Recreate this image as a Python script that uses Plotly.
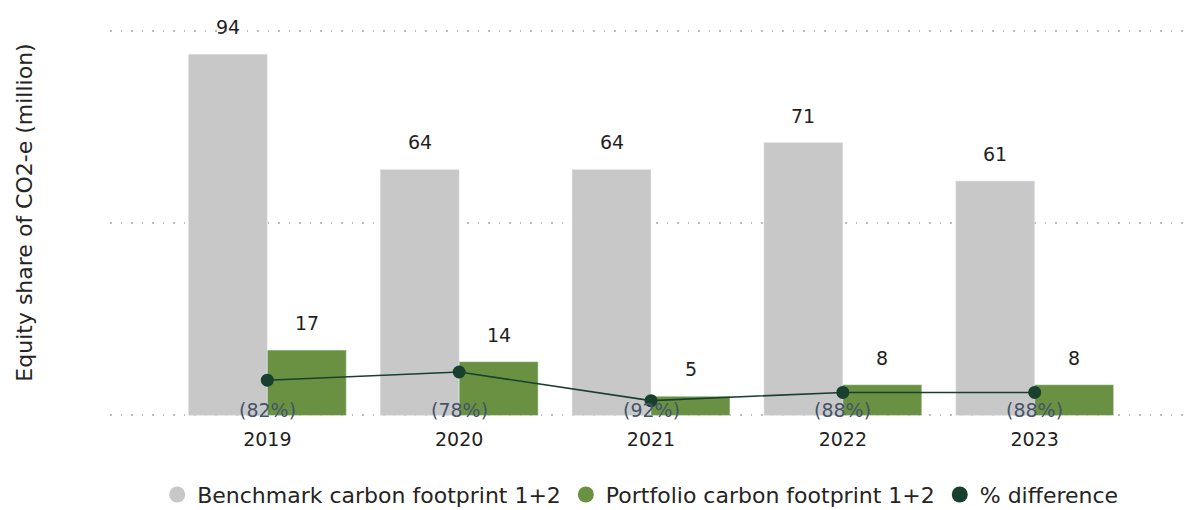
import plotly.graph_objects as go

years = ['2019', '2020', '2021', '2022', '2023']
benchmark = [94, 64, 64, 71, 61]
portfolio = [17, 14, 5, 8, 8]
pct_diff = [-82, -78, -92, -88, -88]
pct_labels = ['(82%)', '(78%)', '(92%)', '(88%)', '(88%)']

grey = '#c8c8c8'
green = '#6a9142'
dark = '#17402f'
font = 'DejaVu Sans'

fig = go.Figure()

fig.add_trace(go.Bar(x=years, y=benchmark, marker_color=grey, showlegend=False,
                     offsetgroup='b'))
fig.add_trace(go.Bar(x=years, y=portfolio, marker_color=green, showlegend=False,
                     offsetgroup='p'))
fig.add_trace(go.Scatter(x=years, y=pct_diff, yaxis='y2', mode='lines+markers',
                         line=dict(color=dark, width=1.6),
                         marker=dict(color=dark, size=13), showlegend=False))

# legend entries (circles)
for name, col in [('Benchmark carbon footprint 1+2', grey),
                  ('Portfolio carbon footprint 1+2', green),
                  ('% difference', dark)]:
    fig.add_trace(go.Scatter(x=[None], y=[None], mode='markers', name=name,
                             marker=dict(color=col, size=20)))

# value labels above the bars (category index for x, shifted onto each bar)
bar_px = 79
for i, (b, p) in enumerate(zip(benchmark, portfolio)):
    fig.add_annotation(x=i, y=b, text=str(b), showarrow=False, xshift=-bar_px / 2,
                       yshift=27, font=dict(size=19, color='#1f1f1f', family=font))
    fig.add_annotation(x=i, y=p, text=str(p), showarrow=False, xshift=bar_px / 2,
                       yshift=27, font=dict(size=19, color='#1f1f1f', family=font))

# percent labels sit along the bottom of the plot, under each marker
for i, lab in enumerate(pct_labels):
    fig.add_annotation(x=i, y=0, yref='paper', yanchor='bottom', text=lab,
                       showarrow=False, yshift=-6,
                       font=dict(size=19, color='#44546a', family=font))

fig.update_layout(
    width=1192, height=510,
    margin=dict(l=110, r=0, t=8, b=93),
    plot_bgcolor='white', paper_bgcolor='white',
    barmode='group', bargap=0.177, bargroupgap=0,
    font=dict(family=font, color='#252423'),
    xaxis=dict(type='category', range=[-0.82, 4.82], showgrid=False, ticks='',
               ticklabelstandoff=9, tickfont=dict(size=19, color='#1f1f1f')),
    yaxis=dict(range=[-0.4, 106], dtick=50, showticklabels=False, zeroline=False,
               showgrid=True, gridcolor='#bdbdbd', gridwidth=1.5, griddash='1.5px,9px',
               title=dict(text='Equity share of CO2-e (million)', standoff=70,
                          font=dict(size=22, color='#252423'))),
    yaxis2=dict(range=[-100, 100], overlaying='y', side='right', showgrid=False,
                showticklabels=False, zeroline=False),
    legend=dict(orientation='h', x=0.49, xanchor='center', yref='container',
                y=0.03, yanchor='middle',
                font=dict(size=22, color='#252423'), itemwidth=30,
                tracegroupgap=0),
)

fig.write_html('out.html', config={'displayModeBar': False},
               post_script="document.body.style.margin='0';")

_Set problem_: Without the pictures, please reproduce each line of the listing above exactly, from the first one through the line bearing "fig = go.Figure()".

_Answer to this exercise_:
Recreate this image as a Python script that uses Plotly.
import plotly.graph_objects as go

years = ['2019', '2020', '2021', '2022', '2023']
benchmark = [94, 64, 64, 71, 61]
portfolio = [17, 14, 5, 8, 8]
pct_diff = [-82, -78, -92, -88, -88]
pct_labels = ['(82%)', '(78%)', '(92%)', '(88%)', '(88%)']

grey = '#c8c8c8'
green = '#6a9142'
dark = '#17402f'
font = 'DejaVu Sans'

fig = go.Figure()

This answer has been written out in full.